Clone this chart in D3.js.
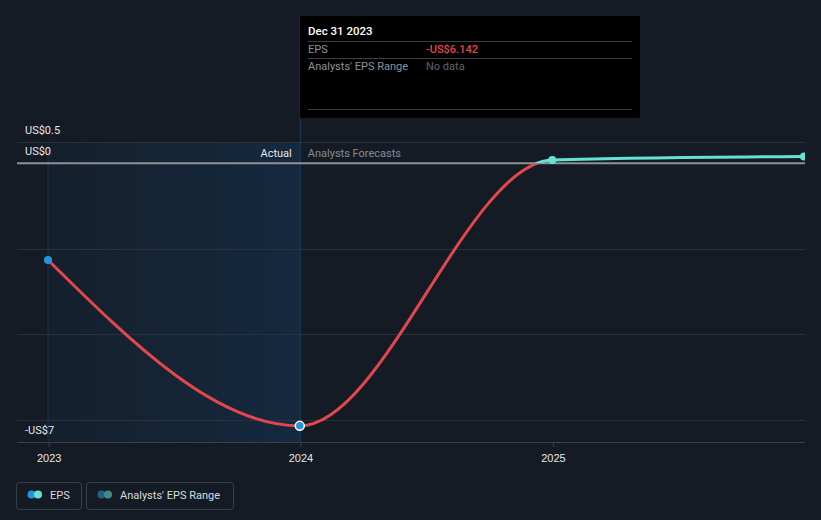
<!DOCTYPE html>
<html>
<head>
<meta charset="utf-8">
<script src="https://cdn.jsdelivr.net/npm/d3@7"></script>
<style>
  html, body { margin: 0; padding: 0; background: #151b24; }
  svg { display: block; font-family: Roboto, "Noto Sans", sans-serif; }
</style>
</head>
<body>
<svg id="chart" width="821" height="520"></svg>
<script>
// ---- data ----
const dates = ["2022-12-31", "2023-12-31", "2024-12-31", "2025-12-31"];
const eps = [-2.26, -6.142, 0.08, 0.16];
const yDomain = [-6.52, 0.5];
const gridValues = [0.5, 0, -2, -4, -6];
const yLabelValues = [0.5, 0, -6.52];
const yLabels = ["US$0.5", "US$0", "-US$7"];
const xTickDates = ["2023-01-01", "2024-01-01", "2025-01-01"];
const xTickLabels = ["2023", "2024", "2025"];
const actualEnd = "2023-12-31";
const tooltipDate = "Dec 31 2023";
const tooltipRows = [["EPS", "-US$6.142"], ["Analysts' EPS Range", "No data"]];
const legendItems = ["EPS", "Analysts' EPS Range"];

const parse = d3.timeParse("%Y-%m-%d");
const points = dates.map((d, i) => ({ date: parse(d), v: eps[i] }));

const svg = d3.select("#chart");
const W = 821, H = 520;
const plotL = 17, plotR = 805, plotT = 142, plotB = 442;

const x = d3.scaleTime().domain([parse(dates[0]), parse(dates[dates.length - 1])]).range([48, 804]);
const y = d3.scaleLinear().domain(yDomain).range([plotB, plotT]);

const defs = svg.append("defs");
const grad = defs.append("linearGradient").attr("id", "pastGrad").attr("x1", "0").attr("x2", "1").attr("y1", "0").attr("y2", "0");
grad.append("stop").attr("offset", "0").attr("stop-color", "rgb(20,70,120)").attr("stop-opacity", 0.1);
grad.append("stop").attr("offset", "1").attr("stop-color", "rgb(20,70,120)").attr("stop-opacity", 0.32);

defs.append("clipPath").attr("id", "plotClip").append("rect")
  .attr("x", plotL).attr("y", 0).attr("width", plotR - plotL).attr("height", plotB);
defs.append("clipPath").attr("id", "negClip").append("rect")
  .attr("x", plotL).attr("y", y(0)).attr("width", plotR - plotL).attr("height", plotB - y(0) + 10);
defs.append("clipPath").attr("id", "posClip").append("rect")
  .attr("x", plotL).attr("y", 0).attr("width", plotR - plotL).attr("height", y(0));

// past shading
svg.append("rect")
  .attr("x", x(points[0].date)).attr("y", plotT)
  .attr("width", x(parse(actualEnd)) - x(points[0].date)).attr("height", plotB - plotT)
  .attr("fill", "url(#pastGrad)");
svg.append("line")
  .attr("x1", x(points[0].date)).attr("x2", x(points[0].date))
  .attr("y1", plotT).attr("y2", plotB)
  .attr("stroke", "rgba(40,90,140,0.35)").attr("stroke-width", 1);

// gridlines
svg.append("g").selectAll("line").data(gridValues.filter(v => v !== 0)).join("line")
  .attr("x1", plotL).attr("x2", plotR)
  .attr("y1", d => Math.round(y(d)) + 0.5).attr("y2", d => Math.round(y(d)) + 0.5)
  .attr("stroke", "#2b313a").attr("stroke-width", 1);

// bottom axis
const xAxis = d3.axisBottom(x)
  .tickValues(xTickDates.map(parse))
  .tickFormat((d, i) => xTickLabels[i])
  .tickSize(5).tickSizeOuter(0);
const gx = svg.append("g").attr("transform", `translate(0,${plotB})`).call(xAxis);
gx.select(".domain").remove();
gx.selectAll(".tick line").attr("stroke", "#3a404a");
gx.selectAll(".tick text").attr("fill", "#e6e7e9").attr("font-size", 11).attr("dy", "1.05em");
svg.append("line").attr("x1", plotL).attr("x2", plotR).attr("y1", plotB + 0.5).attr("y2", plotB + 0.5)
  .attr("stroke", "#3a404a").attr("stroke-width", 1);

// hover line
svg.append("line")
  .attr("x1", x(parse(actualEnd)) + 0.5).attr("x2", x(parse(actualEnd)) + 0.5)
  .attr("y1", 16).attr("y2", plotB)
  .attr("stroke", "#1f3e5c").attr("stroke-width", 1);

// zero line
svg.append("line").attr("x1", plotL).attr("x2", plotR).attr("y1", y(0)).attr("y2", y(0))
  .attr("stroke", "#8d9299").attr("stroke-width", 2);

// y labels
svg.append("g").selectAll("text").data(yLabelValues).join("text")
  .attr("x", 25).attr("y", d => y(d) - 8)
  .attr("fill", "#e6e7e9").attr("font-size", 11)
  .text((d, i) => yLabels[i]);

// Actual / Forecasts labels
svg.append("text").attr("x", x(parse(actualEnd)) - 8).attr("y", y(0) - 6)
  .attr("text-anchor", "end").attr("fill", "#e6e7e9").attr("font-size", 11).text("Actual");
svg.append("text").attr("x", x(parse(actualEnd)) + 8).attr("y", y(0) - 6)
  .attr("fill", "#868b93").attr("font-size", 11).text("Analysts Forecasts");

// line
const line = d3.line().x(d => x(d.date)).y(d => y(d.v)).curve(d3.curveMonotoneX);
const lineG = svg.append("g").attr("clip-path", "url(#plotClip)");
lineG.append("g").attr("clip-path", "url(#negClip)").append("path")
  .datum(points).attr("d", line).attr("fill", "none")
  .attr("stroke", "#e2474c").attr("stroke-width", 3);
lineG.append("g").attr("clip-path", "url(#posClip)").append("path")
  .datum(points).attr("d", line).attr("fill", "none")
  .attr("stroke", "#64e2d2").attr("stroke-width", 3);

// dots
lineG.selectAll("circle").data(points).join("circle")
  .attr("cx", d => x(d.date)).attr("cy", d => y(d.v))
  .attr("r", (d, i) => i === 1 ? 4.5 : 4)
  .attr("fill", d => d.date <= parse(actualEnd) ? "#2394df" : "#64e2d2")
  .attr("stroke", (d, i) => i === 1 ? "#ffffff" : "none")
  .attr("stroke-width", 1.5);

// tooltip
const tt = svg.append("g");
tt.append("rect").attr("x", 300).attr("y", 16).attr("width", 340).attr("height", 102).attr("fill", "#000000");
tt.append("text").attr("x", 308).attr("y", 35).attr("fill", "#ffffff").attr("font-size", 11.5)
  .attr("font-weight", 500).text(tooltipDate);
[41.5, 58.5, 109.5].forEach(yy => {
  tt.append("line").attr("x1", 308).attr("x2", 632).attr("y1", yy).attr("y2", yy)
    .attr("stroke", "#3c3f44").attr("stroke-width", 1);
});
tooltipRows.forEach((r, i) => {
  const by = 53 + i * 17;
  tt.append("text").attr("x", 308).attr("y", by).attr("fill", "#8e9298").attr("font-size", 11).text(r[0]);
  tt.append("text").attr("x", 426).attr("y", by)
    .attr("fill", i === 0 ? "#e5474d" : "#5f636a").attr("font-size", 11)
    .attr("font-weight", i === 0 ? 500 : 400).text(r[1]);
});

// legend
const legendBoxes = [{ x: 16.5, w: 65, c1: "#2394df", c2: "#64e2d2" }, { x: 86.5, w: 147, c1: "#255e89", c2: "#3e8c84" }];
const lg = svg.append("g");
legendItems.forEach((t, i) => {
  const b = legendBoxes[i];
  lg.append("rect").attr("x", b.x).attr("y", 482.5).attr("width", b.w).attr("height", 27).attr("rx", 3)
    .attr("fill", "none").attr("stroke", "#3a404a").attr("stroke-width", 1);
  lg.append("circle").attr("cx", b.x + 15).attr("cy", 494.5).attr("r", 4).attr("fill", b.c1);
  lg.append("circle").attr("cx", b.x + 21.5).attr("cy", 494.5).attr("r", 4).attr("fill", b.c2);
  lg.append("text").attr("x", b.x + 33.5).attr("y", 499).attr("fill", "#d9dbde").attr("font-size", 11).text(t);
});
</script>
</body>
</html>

# EXERCISE:
Pick out all lines from the data above in which the word "chart" appears.

# ANSWER FOR THE TASK:
Clone this chart in D3.js.
<svg id="chart" width="821" height="520"></svg>
const svg = d3.select("#chart");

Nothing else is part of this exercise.